接到這一消息,宋杲立即向周總理匯報。周總理當即指示:馬上采取一切措施,立即制止武斗。既不要兩派武斗流血,也不要傷及無辜群眾,同時一定要保護好南京長江大橋,要讓兩派紅衛兵頭頭明白,中央的態度是堅決的、明確的,就是決不允許武斗繼續發生,決不容忍事態的進一步擴大。……并指示宋杲隨時向他匯報情況,特別是有關南京長江大橋的情況要立即匯報。同時,周總理通過軍委辦事組,命令南京軍區部隊做好準備,保衛南京長江大橋。
宋杲立即向中央代表團全體成員傳達了總理的指示,并隨同代表團其他成員迅速趕往武斗現場。代表團向兩派紅衛兵總部發出嚴厲命令,責令雙方立即停止武斗。
宋杲的主要任務就是協調兩派紅衛兵頭頭。剛開始兩派大小頭頭都躲起來不見,好不容易找到后,又都指責是對方先開槍,情緒十分激動。在雙方對峙中,宋杲來回穿梭跑了許多趟,親自到兩派的指揮部。直到下午2點半鐘,才找來兩派的主要頭頭。宋杲向他們傳達總理的指示精神,表明中央的態度,要求立即停止武斗,撤除障礙,恢復交通,決沒有任何商量的余地。
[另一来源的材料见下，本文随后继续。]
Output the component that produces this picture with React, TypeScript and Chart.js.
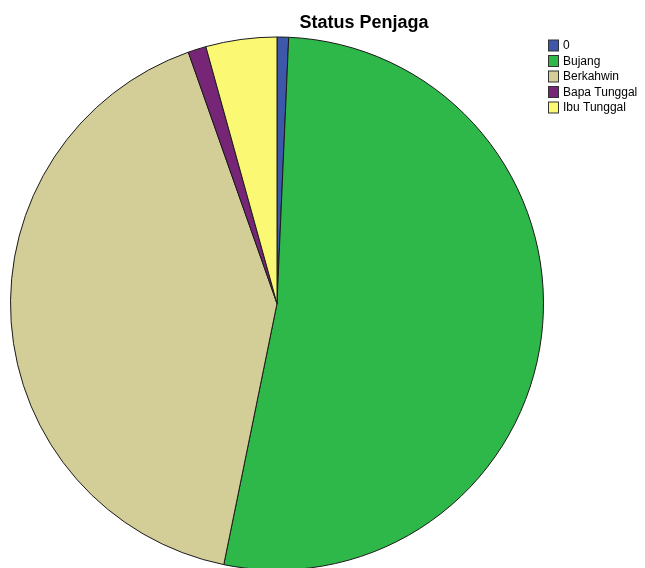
import React, { useEffect, useRef } from "react";
import { Chart, registerables } from "chart.js";

Chart.register(...registerables);

const titleText = "Status Penjaga";
const categories = ["0", "Bujang", "Berkahwin", "Bapa Tunggal", "Ibu Tunggal"];
const percentValues = [0.7, 52.5, 41.4, 1.1, 4.3];
const sliceColors = ["#3D58AB", "#2EB84A", "#D3CD98", "#772677", "#FBF873"];

const overlayPlugin = {
  id: "spssOverlay",
  afterDraw(chart: any) {
    const ctx = chart.ctx;
    ctx.save();
    // title
    ctx.fillStyle = "#000";
    ctx.font = "bold 18px 'Liberation Sans', Arial, sans-serif";
    ctx.textAlign = "center";
    ctx.textBaseline = "alphabetic";
    ctx.fillText(titleText, 364, 28);
    // legend
    ctx.font = "12px 'Liberation Sans', Arial, sans-serif";
    ctx.textAlign = "left";
    ctx.textBaseline = "middle";
    const labels = chart.data.labels as string[];
    const colors = chart.data.datasets[0].backgroundColor as string[];
    labels.forEach((lab, i) => {
      const y = 45.5 + i * 15.5;
      ctx.fillStyle = colors[i];
      ctx.fillRect(548.5, y - 5.5, 10, 11);
      ctx.strokeStyle = "#333";
      ctx.lineWidth = 1;
      ctx.strokeRect(548.5, y - 5.5, 10, 11);
      ctx.fillStyle = "#000";
      ctx.fillText(lab, 563, y + 0.5);
    });
    ctx.restore();
  },
};

export default function App() {
  const ref = useRef<HTMLCanvasElement>(null);
  useEffect(() => {
    if (!ref.current) return;
    const chart = new Chart(ref.current, {
      type: "pie",
      data: {
        labels: categories,
        datasets: [
          {
            data: percentValues,
            backgroundColor: sliceColors,
            borderColor: "#1a1a1a",
            borderWidth: 1,
          },
        ],
      },
      options: {
        responsive: false,
        animation: false,
        layout: { padding: { left: 10, top: 36, right: 101, bottom: 1 } },
        plugins: {
          legend: { display: false },
          title: { display: false },
          tooltip: { enabled: false },
        },
      },
      plugins: [overlayPlugin],
    });
    return () => chart.destroy();
  }, []);
  return (
    <div
      style={{
        position: "fixed",
        left: 0,
        top: 0,
        width: 645,
        height: 568,
        overflow: "hidden",
        background: "#fff",
      }}
    >
      <canvas ref={ref} width={645} height={572} style={{ display: "block" }} />
    </div>
  );
}
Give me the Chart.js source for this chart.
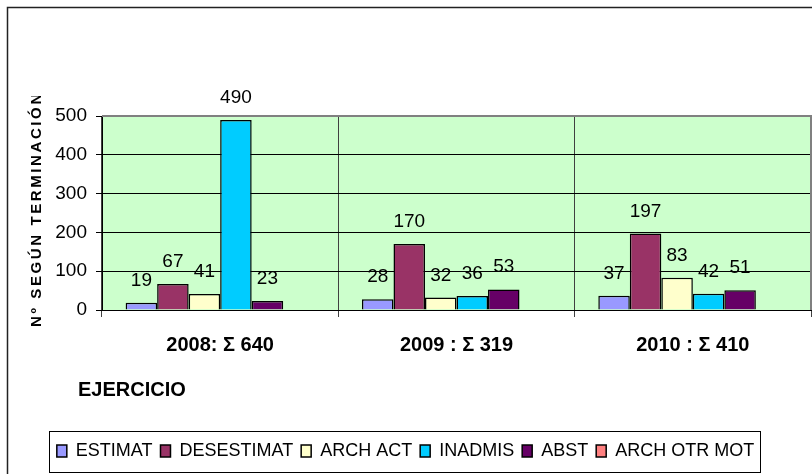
<!DOCTYPE html>
<html lang="es">
<head>
<meta charset="UTF-8">
<title>Nº según terminación</title>
<script src="https://cdn.jsdelivr.net/npm/chart.js"></script>
<style>
  html, body { margin: 0; padding: 0; background: #fff; }
  #wrap { width: 812px; height: 474px; }
</style>
</head>
<body>
<div id="wrap"><canvas id="chart" width="812" height="474"></canvas></div>
<script>
// data
const categories = ['2008: Σ 640', '2009 : Σ 319', '2010 : Σ 410'];
const estimat    = [19, 28, 37];
const desestimat = [67, 170, 197];
const archAct    = [41, 32, 83];
const inadmis    = [490, 36, 42];
const abst       = [23, 53, 51];
const archOtrMot = [0, 0, 0];
const yTicks     = [0, 100, 200, 300, 400, 500];

const SANS = "'Liberation Sans', Arial, sans-serif";

function ds(label, data, color) {
  return { label, data, backgroundColor: color, borderColor: '#000', borderWidth: 1.5 };
}

// background, frames, titles and value labels
const decor = {
  id: 'decor',
  beforeDraw(chart) {
    const { ctx, chartArea: a } = chart;
    ctx.save();
    ctx.fillStyle = '#ccffcc';
    ctx.fillRect(a.left, a.top, a.right - a.left, a.bottom - a.top);
    ctx.restore();
  },
  afterDatasetsDraw(chart) {
    const { ctx } = chart;
    ctx.save();
    ctx.font = '19px ' + SANS;
    ctx.fillStyle = '#000';
    ctx.textAlign = 'center';
    ctx.textBaseline = 'alphabetic';
    chart.data.datasets.forEach((d, i) => {
      chart.getDatasetMeta(i).data.forEach((bar, j) => {
        const v = d.data[j];
        if (!v) return;
        ctx.fillText(String(v), bar.x, bar.y - 17);
      });
    });
    ctx.restore();
  },
  afterDraw(chart) {
    const { ctx, chartArea: a } = chart;
    ctx.save();
    // plot border (top / right)
    ctx.strokeStyle = '#808080';
    ctx.lineWidth = 2;
    ctx.beginPath();
    ctx.moveTo(a.left, a.top);
    ctx.lineTo(a.right, a.top);
    ctx.lineTo(a.right, a.bottom);
    ctx.stroke();

    // outer frame
    ctx.strokeStyle = '#222';
    ctx.lineWidth = 1.5;
    ctx.beginPath();
    ctx.moveTo(7.5, 474);
    ctx.lineTo(7.5, 7.5);
    ctx.lineTo(812, 7.5);
    ctx.stroke();

    // y title, clipped at the top like the original
    ctx.save();
    ctx.beginPath();
    ctx.rect(0, 96, 100, 300);
    ctx.clip();
    ctx.translate(37, 327);
    ctx.rotate(-Math.PI / 2);
    ctx.font = 'bold 15px ' + SANS;
    ctx.letterSpacing = '2.6px';
    ctx.fillStyle = '#000';
    ctx.textBaseline = 'middle';
    ctx.textAlign = 'left';
    ctx.fillText('Nº SEGÚN TERMINACIÓN', 0, 0);
    ctx.restore();

    // x title
    ctx.font = 'bold 20px ' + SANS;
    ctx.fillStyle = '#000';
    ctx.textAlign = 'left';
    ctx.textBaseline = 'alphabetic';
    ctx.fillText('EJERCICIO', 78, 396);

    // legend frame
    const hb = chart.legend.legendHitBoxes;
    if (hb && hb.length) {
      const first = hb[0], last = hb[hb.length - 1];
      const l = Math.round(first.left - 8) + 0.5;
      const r = Math.round(last.left + last.width + 6) + 0.5;
      const t = Math.round(first.top - 11) + 0.5;
      const b = Math.round(first.top + 30) + 0.5;
      ctx.strokeStyle = '#000';
      ctx.lineWidth = 1;
      ctx.strokeRect(l, t, r - l, b - t);
    }
    ctx.restore();
  }
};

new Chart(document.getElementById('chart'), {
  type: 'bar',
  data: {
    labels: categories,
    datasets: [
      ds('ESTIMAT', estimat, '#9999ff'),
      ds('DESESTIMAT', desestimat, '#993366'),
      ds('ARCH ACT', archAct, '#ffffcc'),
      ds('INADMIS', inadmis, '#00ccff'),
      ds('ABST', abst, '#660066'),
      ds('ARCH OTR MOT', archOtrMot, '#ff8080')
    ]
  },
  options: {
    responsive: false,
    animation: false,
    devicePixelRatio: 1,
    layout: { padding: { left: 0, right: 1, top: 116, bottom: 4 } },
    datasets: { bar: { categoryPercentage: 0.8, barPercentage: 1.0 } },
    scales: {
      x: {
        afterFit(scale) { scale.height = 124; },
        grid: { color: '#404040', lineWidth: 1, tickLength: 7, offset: true },
        border: { color: '#000', width: 1 },
        ticks: { color: '#000', padding: 16, font: { family: SANS, size: 20, weight: 'bold' } }
      },
      y: {
        min: yTicks[0],
        max: yTicks[yTicks.length - 1],
        afterFit(scale) { scale.width = 102; },
        afterBuildTicks(scale) { scale.ticks = yTicks.map(v => ({ value: v })); },
        grid: { color: '#000', lineWidth: 1, tickLength: 6 },
        border: { color: '#000', width: 1 },
        ticks: { color: '#000', padding: 9, font: { family: SANS, size: 19 } }
      }
    },
    plugins: {
      legend: {
        position: 'bottom',
        labels: {
          color: '#000',
          boxWidth: 10,
          boxHeight: 12,
          padding: 8,
          font: { family: SANS, size: 18 }
        }
      },
      tooltip: { enabled: false }
    }
  },
  plugins: [decor]
});
</script>
</body>
</html>
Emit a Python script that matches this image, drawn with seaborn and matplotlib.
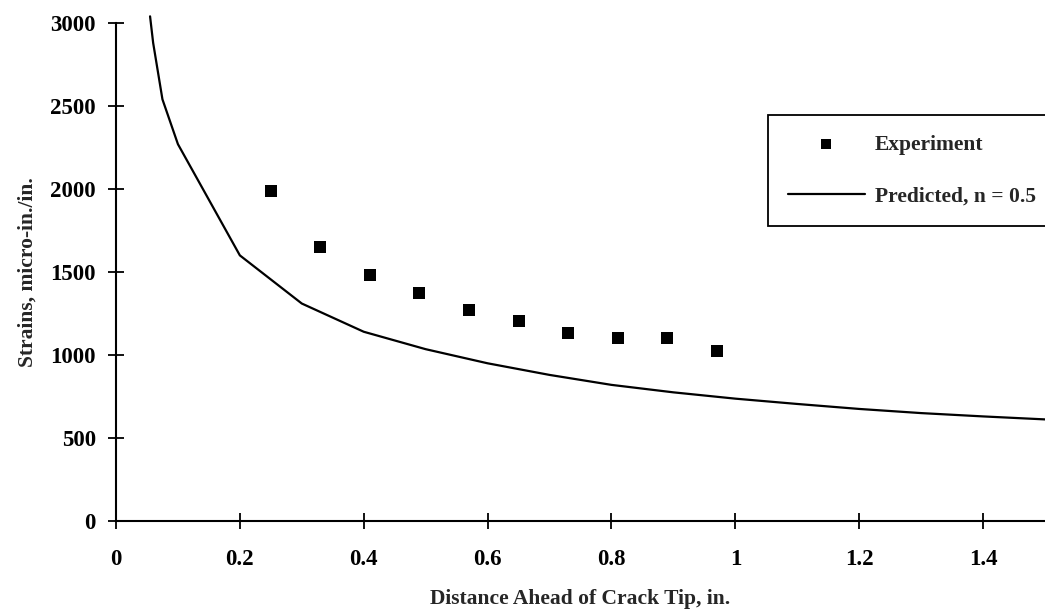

同時宋杲又耐心地做說服工作,曉之以理。最終,兩派紅衛兵都在當天晚上停火并撤出了武斗現場,第二天交通得以恢復。
宋杲隨代表團在南京蹲了一個多月,幾乎是天天開會,對兩派紅衛兵頭頭做了大量工作。在中央代表團的監督和多方工作的配合下,兩派紅衛兵最終都在限期內分別撤出了各自占領的市區街道,并撤出了南京長江大橋。
局勢基本平靜,宋杲接到總理秘書電話:回京向總理當面匯報情況。宋杲和南京軍區首長一同乘專機返京述職。
中央代表團處理南京事件時,當時的報紙和紅衛兵小報都有報道,有的大標題是:兩派武斗,要炸南京長江大橋!周總理派特使趕赴南京。
進入70年代后,各地革委會先后成立,軍隊也以“三支兩軍”的形式介入各地政府,全國局勢基本穩定下來。總理聯絡員辦公室根據形勢縮編,大部分聯絡員回到原工作單位,每個組留下的一到兩位聯絡員都搬到西花廳和吳慶彤領導的秘書處合署辦公。
1971年初,周總理決定撤銷總理聯絡員辦公室建制。吳慶彤代總理征求宋杲的意見:是否愿意脫軍裝轉業留在秘書處工作。宋杲權衡再三,提出還是想回部隊工作。周總理同意了宋杲的請求,指示軍委辦事組重新安排他的工作。